Tuesday, 8 July 2025: 13:30
Location: FSE001 (Faculty of Education Sciences (FSE))
Oral Presentation
Maria Madalena D'AVELAR, CIES - Centro de Investigação e Estudos em Sociologia, Portugal
“Eroticism always entails a breaking down of established patterns, the patterns, I repeat, of the regulated social order basic to our discontinuous mode of existence as defined and separate individuals.” (Bataille, 1957: 18). This idea of the erotic as existing outside the world of reason still inhabits our collective imaginary and informs the way we think about and experience sexuality. There is a romanticisation of erotic time as spontaneous and singular, sheltered from the banality of everyday life – even in the context of contemporary societies, characterised by temporal compression and acceleration.
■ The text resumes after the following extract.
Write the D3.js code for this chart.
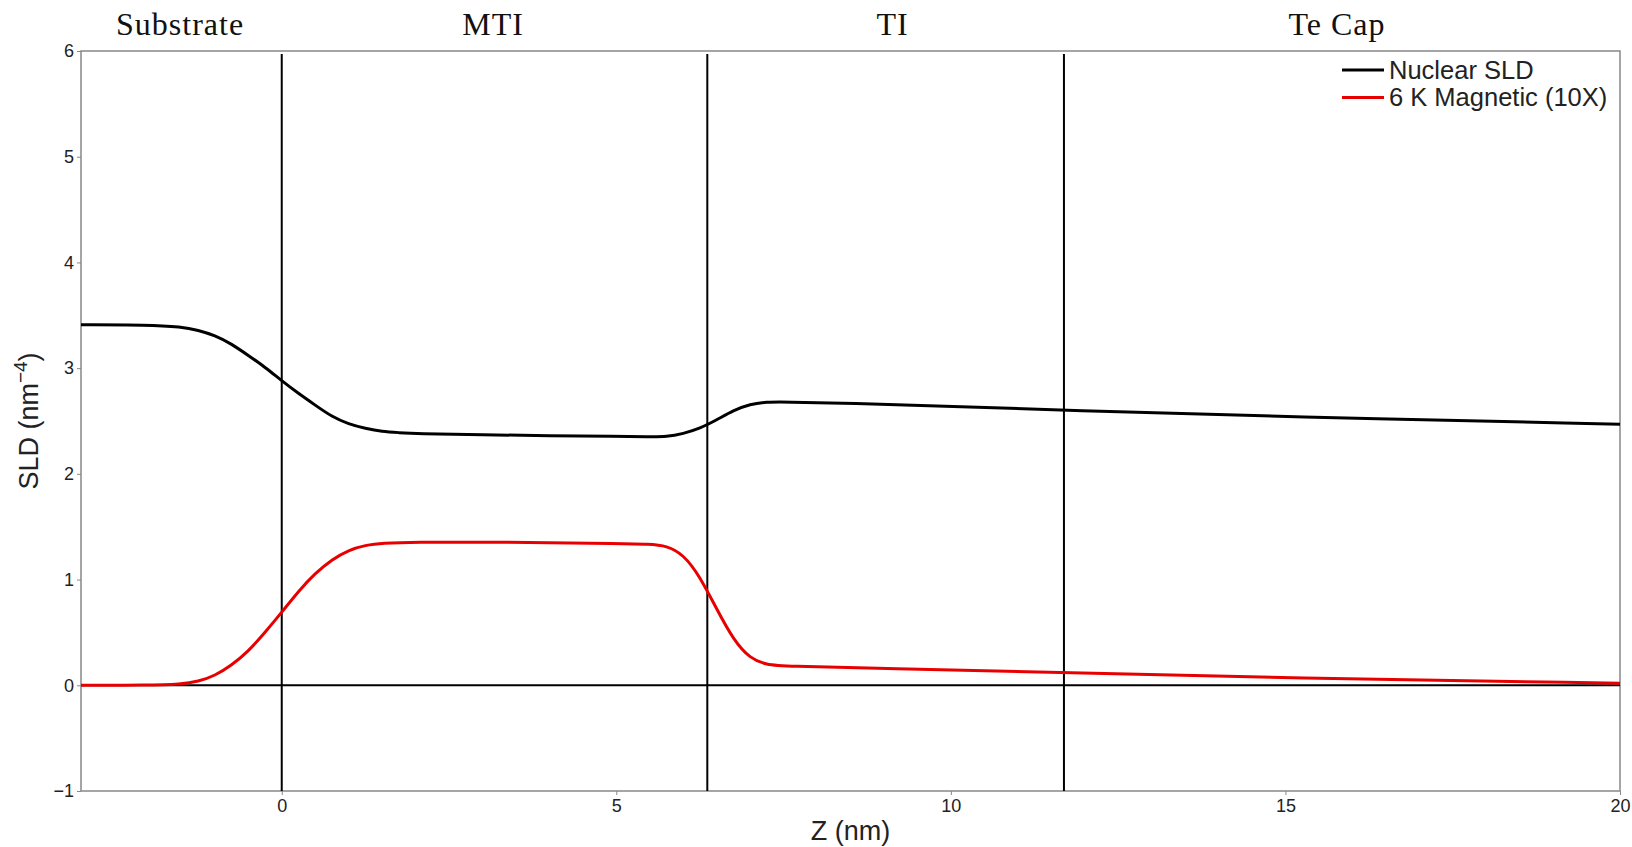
<!DOCTYPE html>
<html>
<head>
<meta charset="utf-8" />
<title>SLD profile</title>
<script src="https://d3js.org/d3.v7.min.js"></script>
<style>
body { margin: 0; background: #fff; }
.tick text { font-family: "Liberation Sans", Arial, sans-serif; font-size: 18px; fill: #222; }
.tick line { stroke: #888; }
.layer-label { font-family: "Liberation Serif", "Times New Roman", serif; font-size: 32px; fill: #111; letter-spacing: 1px; }
.axis-title, .legend text { font-family: "Liberation Sans", Arial, sans-serif; fill: #222; }
</style>
</head>
<body>
<div id="viz"></div>
<script>
// depth (nm) and SLD values
var zNuclear = [-3, -2, -1.5, -1.25, -1, -0.75, -0.5, -0.25, 0, 0.25, 0.5, 0.75, 1, 1.25, 1.5, 1.75, 2, 3, 4, 5, 5.5, 5.75, 6, 6.25, 6.5, 6.75, 7, 7.25, 7.5, 8.5, 10, 11.7, 15, 20];
var nuclearSLD = [3.41, 3.41, 3.39, 3.36, 3.31, 3.23, 3.12, 3.01, 2.88, 2.76, 2.65, 2.54, 2.47, 2.43, 2.40, 2.39, 2.38, 2.37, 2.36, 2.355, 2.35, 2.35, 2.38, 2.43, 2.51, 2.60, 2.66, 2.68, 2.68, 2.67, 2.64, 2.60, 2.54, 2.47];

var zMagnetic = [-3, -2, -1.5, -1.25, -1, -0.75, -0.5, -0.25, 0, 0.25, 0.5, 0.75, 1, 1.25, 1.5, 2, 3, 4, 5, 5.5, 5.75, 6, 6.25, 6.5, 6.75, 7, 7.25, 7.5, 9, 11.7, 15, 20];
var magneticSLD = [0, 0, 0.01, 0.035, 0.09, 0.19, 0.32, 0.50, 0.69, 0.89, 1.06, 1.19, 1.28, 1.325, 1.345, 1.355, 1.355, 1.35, 1.34, 1.335, 1.32, 1.24, 1.03, 0.72, 0.43, 0.25, 0.195, 0.18, 0.16, 0.12, 0.07, 0.02];

// layer boundaries and names
var interfaces = [0, 6.36, 11.69];
var layerNames = ["Substrate", "MTI", "TI", "Te Cap"];
var layerCenters = [-1.52, 3.16, 9.13, 15.77];

var xTicks = [0, 5, 10, 15, 20];
var yTicks = [-1, 0, 1, 2, 3, 4, 5, 6];
var legendLabels = ["Nuclear SLD", "6 K Magnetic (10X)"];
var seriesColors = ["#000000", "#e80000"];

var W = 1632, H = 847;
var margin = {left: 81, right: 12, top: 51, bottom: 56};
var width = W - margin.left - margin.right,
    height = H - margin.top - margin.bottom;

var svg = d3.select("#viz").append("svg")
    .attr("width", W)
    .attr("height", H);

var g = svg.append("g")
    .attr("transform", "translate(" + margin.left + "," + margin.top + ")");

var x = d3.scaleLinear().domain([-3, 20]).range([0, width]),
    y = d3.scaleLinear().domain([-1, 6]).range([height, 0]);

// clip for the data lines
g.append("clipPath").attr("id", "plotclip")
  .append("rect").attr("width", width).attr("height", height);

// axes
g.append("g")
    .attr("transform", "translate(0," + height + ")")
    .call(d3.axisBottom(x).tickValues(xTicks).tickFormat(d3.format("d")).tickSize(4).tickPadding(4))
    .call(function(s) { s.select(".domain").remove(); });

g.append("g")
    .call(d3.axisLeft(y).tickValues(yTicks).tickFormat(d3.format("d")).tickSize(4).tickPadding(3))
    .call(function(s) { s.select(".domain").remove(); });

// frame
g.append("rect")
    .attr("width", width)
    .attr("height", height)
    .attr("fill", "none")
    .attr("stroke", "#888")
    .attr("stroke-width", 1.5);

// zero line
g.append("line")
    .attr("x1", 0).attr("x2", width)
    .attr("y1", y(0)).attr("y2", y(0))
    .attr("stroke", "#000")
    .attr("stroke-width", 2);

// interface lines
g.selectAll(".iface")
  .data(interfaces)
  .enter().append("line")
    .attr("class", "iface")
    .attr("x1", function(d) { return x(d); })
    .attr("x2", function(d) { return x(d); })
    .attr("y1", 3)
    .attr("y2", height)
    .attr("stroke", "#000")
    .attr("stroke-width", 2);

var line = d3.line()
    .x(function(d) { return x(d[0]); })
    .y(function(d) { return y(d[1]); })
    .curve(d3.curveBasis);

var series = [
  d3.zip(zNuclear, nuclearSLD),
  d3.zip(zMagnetic, magneticSLD)
];

g.append("g").attr("clip-path", "url(#plotclip)")
  .selectAll("path")
  .data(series)
  .enter().append("path")
    .attr("d", line)
    .attr("fill", "none")
    .attr("stroke", function(d, i) { return seriesColors[i]; })
    .attr("stroke-width", 3)
    .attr("stroke-linejoin", "round");

// layer names above the plot
svg.selectAll(".layer-label")
  .data(layerNames)
  .enter().append("text")
    .attr("class", "layer-label")
    .attr("x", function(d, i) { return margin.left + x(layerCenters[i]); })
    .attr("y", 35)
    .attr("text-anchor", "middle")
    .text(function(d) { return d; });

// legend
var legend = svg.append("g").attr("class", "legend")
    .attr("transform", "translate(1342,70)");

var item = legend.selectAll("g")
  .data(legendLabels)
  .enter().append("g")
    .attr("transform", function(d, i) { return "translate(0," + i * 27.5 + ")"; });

item.append("line")
    .attr("x1", 0).attr("x2", 42)
    .attr("stroke", function(d, i) { return seriesColors[i]; })
    .attr("stroke-width", 3);

item.append("text")
    .attr("x", 47)
    .attr("dy", "0.35em")
    .style("font-size", "25.5px")
    .text(function(d) { return d; });

// axis titles
svg.append("text")
    .attr("class", "axis-title")
    .attr("x", margin.left + width / 2)
    .attr("y", 840)
    .attr("text-anchor", "middle")
    .style("font-size", "27px")
    .text("Z (nm)");

var yt = svg.append("text")
    .attr("class", "axis-title")
    .attr("transform", "translate(38," + (margin.top + height / 2) + ") rotate(-90)")
    .attr("text-anchor", "middle")
    .style("font-size", "27px");
yt.append("tspan").text("SLD (nm");
yt.append("tspan").attr("dy", -11).style("font-size", "19px").text("\u22124");
yt.append("tspan").attr("dy", 11).text(")");
</script>
</body>
</html>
In this communication, we aim to reflect on the effects of the perpetuation of discourses that construct erotic time as a ‘time outside of time’ and that associate this temporal exclusion to a truer authenticity of sexual desire. To do so, we analyse biographic narrative interviews about women’s experiences of sexuality during post-partum, a period characterized by a significant reconfiguration of quotidian temporalities. A total of 45 women aged 28-45 in heterosexual relationships were interviewed, all of whom had their last child 5 or fewer years ago.

Results show that, although the strategy of ‘putting sex on the agenda’ is adopted by many couples as a way to manage their sexual life during post-partum, this is often experienced as uncomfortable and odd. For many of the interviewed women, sex should always happen spontaneously and take as long as desired; you should not need to plan when it will happen, nor worry about when it needs to end. Planning their sexual life is perceived as a last resource and a sign of relationship failure. These results help us think about the ways in which erotic temporalities are imagined as exceptional, immune to social acceleration and compression – and about some of the problematic effects such a notion might produce.